There is a certain idea that France has of America, and the French have of themselves, that was at the heart of a charming and elegant Stephane Rolland show, whose inspiration was Josephine Baker.

Stephane Rolland – Spring-Summer2025 – Haute Couture – France – Paris – ©Launchmetrics/spotlight

And as much about her heart as her art. In a collection dedicated to the American singer and dancer’s exceptional humanism. Seen in a memorable collection presented inside concert theatre Salle Pleyel. First Lady Brigitte Macron leading the applause at the finale.
 
In a week when the Trump administration has begun destroying all diversity, equity and inclusion (DEI) programs in the U.S., this was a reminder that the most loved American in Paris fashion will always be Baker. A Black American woman who adopted a dozen children in a multiracial family during her long life in France. Creating a school for them in her rural chateau.

Baker arrived in France in 1925, one of the first American women of color to move there. Escaping the racism and segregation of her native St Louis where she saw Black families burnt out along the banks of the Mississippi. Nicknamed the Black Venus, she went on to become a singer, cabaret and film star, famed for erotic dancing. Hemingway called her: “The most sensational woman anyone ever saw.”
 
During WW2, she bravely worked as a spy for the French Resistance and the Allies; and then became actively engaged in the civil rights movement – the only woman speaker, dressed in her Free French uniform, who spoke with Martin Luther King at March on Washington in 1963.
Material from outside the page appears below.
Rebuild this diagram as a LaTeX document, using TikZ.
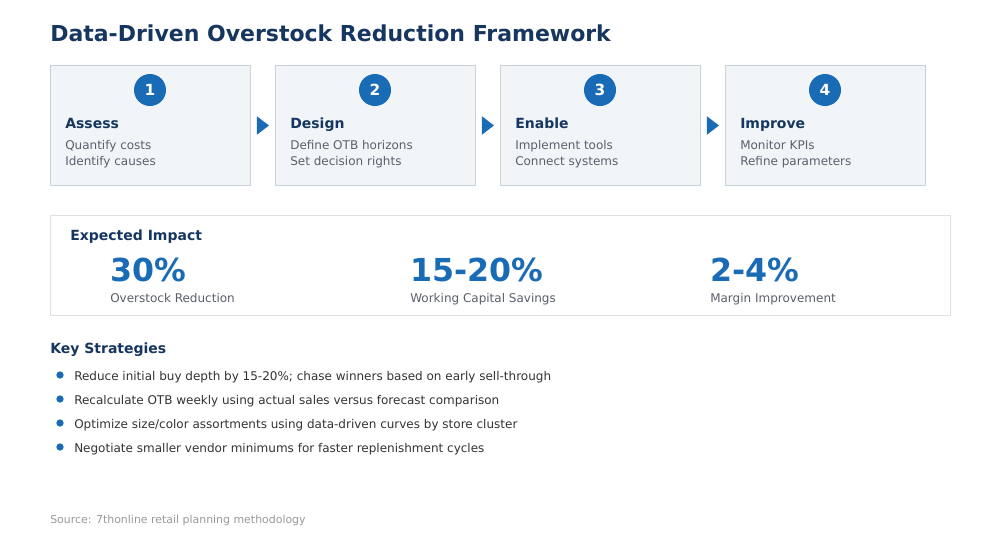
\documentclass[tikz,border=0pt]{standalone}
\usepackage{fontspec}
\setmainfont{DejaVu Sans}
\usetikzlibrary{shapes.geometric,calc}
\definecolor{navy}{HTML}{16365F}
\definecolor{blue}{HTML}{1A6BB5}
\definecolor{boxfill}{HTML}{F2F5F8}
\definecolor{boxline}{HTML}{C9D1D9}
\definecolor{impline}{HTML}{E0E0E0}
\definecolor{bodygray}{HTML}{5A5F6B}
\definecolor{textdark}{HTML}{333333}
\definecolor{srcgray}{HTML}{9A9A9A}
\tikzset{
  px/.style={x=0.75pt,y=-0.75pt},
  stepbox/.style={draw=boxline,fill=boxfill,line width=0.75pt,minimum width=150pt,minimum height=90pt,inner sep=0pt},
  numcircle/.style={circle,fill=blue,text=white,minimum size=24pt,inner sep=0pt,font=\bfseries\fontsize{11.5}{12}\selectfont},
  steptitle/.style={anchor=base west,inner sep=0pt,text=navy,font=\bfseries\fontsize{10.5}{12}\selectfont},
  stepbody/.style={anchor=base west,inner sep=0pt,text=bodygray,font=\fontsize{9}{11}\selectfont},
  flowarrow/.style={isosceles triangle,isosceles triangle apex angle=75,fill=blue,inner sep=0pt,minimum height=9pt,minimum width=12pt},
  bignum/.style={anchor=base west,inner sep=0pt,text=blue,font=\bfseries\fontsize{23.75}{27}\selectfont},
  numlabel/.style={anchor=base west,inner sep=0pt,text=bodygray,font=\fontsize{9}{11}\selectfont},
  bullet/.style={circle,fill=blue,minimum size=5.5pt,inner sep=0pt},
  bullettext/.style={anchor=base west,inner sep=0pt,text=textdark,font=\fontsize{9}{11}\selectfont},
}
\begin{document}
\begin{tikzpicture}[px]
\useasboundingbox[fill=white] (0,0) rectangle (1000,540);
% title
\node[anchor=base west,inner sep=0pt,text=navy,font=\bfseries\fontsize{16.5}{19}\selectfont] (title) at (50,41) {Data-Driven Overstock Reduction Framework};
% step boxes
\foreach \i/\x/\num/\head/\la/\lb in {
  1/50/1/Assess/Quantify costs/Identify causes,
  2/275/2/Design/Define OTB horizons/Set decision rights,
  3/500/3/Enable/Implement tools/Connect systems,
  4/725/4/Improve/Monitor KPIs/Refine parameters}{
  \node[stepbox,anchor=north west] (box\i) at (\x,65) {};
  \node[numcircle] (num\i) at (\x+100,90) {\num};
  \node[steptitle] (head\i) at (\x+15,128) {\head};
  \node[stepbody] (la\i) at (\x+15,149) {\la};
  \node[stepbody] (lb\i) at (\x+15,165) {\lb};
}
\node[flowarrow] (arr1) at ($(box1.east)!0.5!(box2.west)+(-1.5,0)$) {};
\node[flowarrow] (arr2) at ($(box2.east)!0.5!(box3.west)+(-1.5,0)$) {};
\node[flowarrow] (arr3) at ($(box3.east)!0.5!(box4.west)+(-1.5,0)$) {};
% impact
\node[draw=impline,fill=white,line width=0.75pt,anchor=north west,minimum width=675pt,minimum height=75pt,inner sep=0pt] (impact) at (50,215) {};
\node[steptitle] (imptitle) at (70,240) {Expected Impact};
\node[bignum] (n1) at (110,281) {30\%};
\node[numlabel] (l1) at (110,302) {Overstock Reduction};
\node[bignum] (n2) at (410,281) {15-20\%};
\node[numlabel] (l2) at (410,302) {Working Capital Savings};
\node[bignum] (n3) at (710,281) {2-4\%};
\node[numlabel] (l3) at (710,302) {Margin Improvement};
% strategies
\node[steptitle] (ks) at (50,353) {Key Strategies};
\foreach \j/\y/\t in {
  1/375/{Reduce initial buy depth by 15-20\%; chase winners based on early sell-through},
  2/399/{Recalculate OTB weekly using actual sales versus forecast comparison},
  3/423/{Optimize size/color assortments using data-driven curves by store cluster},
  4/447/{Negotiate smaller vendor minimums for faster replenishment cycles}}{
  \node[bullet] (b\j) at (60,\y) {};
  \node[bullettext] (s\j) at (74,\y+5) {\t};
}
% source
\node[anchor=base west,inner sep=0pt,text=srcgray,font=\fontsize{8.2}{10}\selectfont] (src) at (50,523) {Source: 7thonline retail planning methodology};
\end{tikzpicture}
\end{document}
Stephane Rolland – Spring-Summer2025 – Haute Couture – France – Paris – ©Launchmetrics/spotlight

Rolland, a subtle creator, blended Baker’s chutzpah and pizzazz with one of her contemporaries, sculptor Constantin Brancusi. The result was a very distinct collection, that blended anatomically shaped silk gowns and columns suggesting exotic birds, with geometrical jackets and tops worn with broad shouldered gowns worthy of an imperial goddess.
 
One inverted V-shaped top in burnt cock feathers with a matching hat was Paris couture at its best. While a gleaming gold breastplate riffed on Brancusi’s most famous work, The Bird. The print-free palette was muddy brown, silver, russet and lots of white.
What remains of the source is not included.